Object insertion is a classic contact-rich manipulation task. The task remains challenging, especially when considering general objects of unknown geometry, which significantly limits the ability to understand the contact configuration between the object and the environment. We study the problem of aligning the object and environment with a tactile-based feedback insertion policy. The insertion process is modeled as an episodic policy that iterates between insertion attempts followed by pose corrections. We explore different mechanisms to learn such a policy based on Reinforcement Learning.
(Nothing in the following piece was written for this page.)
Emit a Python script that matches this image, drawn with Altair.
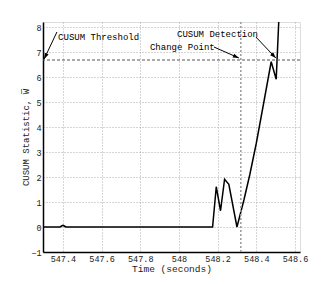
import altair as alt
import pandas as pd

# Curve values
time_s = [547.297, 547.385, 547.393, 547.400, 547.407, 547.415, 548.174, 548.193, 548.215,
          548.236, 548.258, 548.300, 548.336, 548.366, 548.400, 548.438, 548.477, 548.503, 548.520]
cusum_w = [0.0, 0.0, 0.04, 0.07, 0.04, 0.0, 0.0, 1.61, 0.65,
           1.91, 1.71, 0.0, 1.08, 2.08, 3.35, 4.95, 6.61, 5.91, 8.9]

threshold = 6.68
change_point = 548.32

x_ticks = [547.4, 547.6, 547.8, 548.0, 548.2, 548.4, 548.6]
y_ticks = [-1, 0, 1, 2, 3, 4, 5, 6, 7, 8]
x_domain = [547.297, 548.626]
y_domain = [-1, 8.2]

# Annotations: label, text x, text y, arrow start (x, y), arrow tip (x, y), head angle
ann_text = ["CUSUM Threshold", "Change Point", "CUSUM Detection"]
ann_tx = [547.375, 547.85, 547.99]
ann_ty = [7.6, 7.2, 7.72]
ann_x0 = [547.369, 548.181, 548.398]
ann_y0 = [7.8, 7.2, 7.6]
ann_x1 = [547.303, 548.31, 548.501]
ann_y1 = [6.72, 6.76, 6.76]
ann_angle = [205, 114, 136]

FONT = "Liberation Mono"

curve = pd.DataFrame({"t": time_s, "w": cusum_w})
ann = pd.DataFrame({"label": ann_text, "tx": ann_tx, "ty": ann_ty,
                    "x0": ann_x0, "y0": ann_y0, "x1": ann_x1, "y1": ann_y1,
                    "angle": ann_angle})

xs = alt.Scale(domain=x_domain, nice=False, zero=False)
ys = alt.Scale(domain=y_domain, nice=False, zero=False)

x_axis = alt.Axis(values=x_ticks, format="~g", grid=True, gridDash=[1, 2], gridColor="#aaaaaa",
                  tickSize=0, labelPadding=2, labelFont=FONT, labelFontSize=8.5, labelColor="#222",
                  labelOverlap=False,
                  title="Time (seconds)", titleFont=FONT, titleFontSize=9.5, titleFontWeight="normal",
                  titleColor="#222", titleY=19, titleBaseline="alphabetic",
                  domainColor="black", domainWidth=1.5)
y_axis = alt.Axis(values=y_ticks, format="d", grid=True, gridDash=[1, 2], gridColor="#aaaaaa",
                  tickSize=0, labelPadding=2, labelFont=FONT, labelFontSize=8.5, labelColor="#222",
                  labelOverlap=False, labelFlush=False,
                  title="CUSUM Statistic, W\u0305", titleFont=FONT, titleFontSize=9,
                  titleFontWeight="normal", titleColor="#222", titleX=-18, titleY=115,
                  titleBaseline="middle", titleAngle=-90,
                  domainColor="black", domainWidth=1.5)

line = alt.Chart(curve).mark_line(color="black", strokeWidth=1.5, clip=True).encode(
    x=alt.X("t:Q", scale=xs, axis=x_axis),
    y=alt.Y("w:Q", scale=ys, axis=y_axis),
)

thr = alt.Chart(pd.DataFrame({"y": [threshold]})).mark_rule(
    color="#555", strokeDash=[3, 2], strokeWidth=1).encode(y=alt.Y("y:Q", scale=ys, axis=y_axis))

cp = alt.Chart(pd.DataFrame({"x": [change_point]})).mark_rule(
    color="#999", strokeDash=[2, 2], strokeWidth=1.5).encode(x=alt.X("x:Q", scale=xs, axis=x_axis))

arrows = alt.Chart(ann).mark_rule(color="black", strokeWidth=1).encode(
    x=alt.X("x0:Q", scale=xs, axis=x_axis), y=alt.Y("y0:Q", scale=ys, axis=y_axis),
    x2="x1:Q", y2="y1:Q")

heads = alt.Chart(ann).mark_point(
    shape="M0,0 L-0.7,2 L0.7,2 Z", filled=True, color="black", size=36, opacity=1).encode(
    x=alt.X("x1:Q", scale=xs, axis=x_axis), y=alt.Y("y1:Q", scale=ys, axis=y_axis),
    angle=alt.Angle("angle:Q", scale=None))

texts = alt.Chart(ann).mark_text(font=FONT, fontSize=9, align="left", baseline="middle",
                                 color="black").encode(
    x=alt.X("tx:Q", scale=xs, axis=x_axis), y=alt.Y("ty:Q", scale=ys, axis=y_axis),
    text="label:N")

chart = alt.layer(line, cp, thr, arrows, heads, texts).properties(
    width=257, height=230,
    autosize=alt.AutoSizeParams(type="none"),
    padding={"left": 35, "top": 14, "right": 20, "bottom": 32},
).configure_view(stroke="black", strokeWidth=1).configure_axis(
    labelOverlap=False).configure(background="white")

chart.save("out.html", embed_options={"renderer": "svg", "actions": False})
The key contribution of this paper is to demonstrate that it is possible to learn a tactile insertion policy that generalizes across different object geometries, and an ablation study of the key design choices for the learning agent: 1) the type of learning scheme: supervised vs. reinforcement learning; 2) the type of learning schedule: unguided vs. curriculum learning; 3) the type of sensing modality: force/torque (F/T) vs. tactile; and 4) the type of tactile representation: tactile RGB vs. tactile flow. We show that the optimal configuration of the learning agent (RL + curriculum + tactile flow) exposed to 4 training objects yields an insertion policy that inserts 4 novel objects with over 85.0% success rate and within 3~4 attempts. Comparisons between F/T and tactile sensing, shows that while an F/T-based policy learns more efficiently, a tactile-based policy provides better generalization.